За подлинность переживания, за открытую страсть, за настоящую работу художника он любил цирк, балаган, пеструю программу Народного дома, все то «низовое искусство», которое так презирали и третировали эстеты. Побывав на спектакле мейерхольдовской студии, он вспомнил знаменитого клоуна: «Жакомино – гений рядом с ними. Один его жест стоит всей студии».
Актер Мгебров рассказал, как Блок уговаривал его стать клоуном: «Он был глубоко убежден, что с приходом в цирк художника-артиста можно превратить последний в самую замечательную арену возвышенных страстей, мыслей и чувств, идущих от свободного, широкого человеческого сердца». Он и сам собирался сочинять монологи для клоунов.

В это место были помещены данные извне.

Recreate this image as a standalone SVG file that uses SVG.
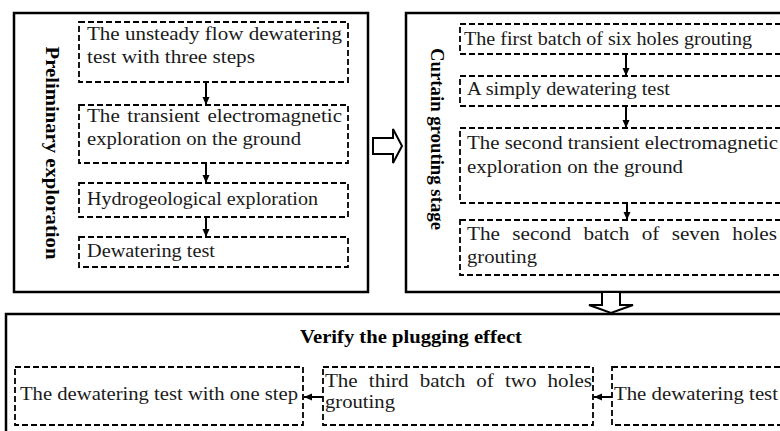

Как-то, скитаясь по городу, забрел он в убогий театр миниатюр. Охрипший актер голосил с эстрады: «Твои движенья гибкие, твои кошачьи ласки, то гневом, то улыбкою сверкающие глазки…» Блок готовил для печати стихи Аполлона Григорьева и не преминул вставить в примечания такой пассаж: «Актер, певший эти слова, конечно, не подозревал, чьи они. Буйный Григорьев, всю жизнь друживший с цыганством, так и живет до сей поры на улице, в устах бедного работника маленькой сцены. Не лучше ли для поэта такая память, чем том критических статей и мраморный памятник?»
Да, меньше всего думал он о мраморном памятнике… Пройдут годы – и автор «грубых и сильных стихотворений» тоже скажет: «Мне наплевать на бронзы многопудье, мне наплевать на мраморную слизь…»
В поэзии, в самом деле, все взаимосвязано и ничего случайного не бывает (хотя, конечно, может произойти неожиданное).
В разговоре с Маяковским Блок будто бы заметил: «Мы были очень талантливы, но мы не гении». (Потом, достигнув высшей точки на своем пути, он запишет: «Сегодня я – гений»). Но предчувствием гения он жил.
В том же 1913 году, поверх всего, что шумело, красовалось, скандалило вокруг него, он думал о будущем русской литературы. В.Пяст запомнил такие его слова: «Вот придет некто с голосом живым. Некто вроде Горького, а может быть, он сам. Заговорит по-настоящему, во всю мочь легких своей богатырской груди, заговорит от лица народа, – и одним дыханием сметет всех вас, как кучу бумажных корабликов, все ваши мыслишки и слова, – как ворох карточных домиков».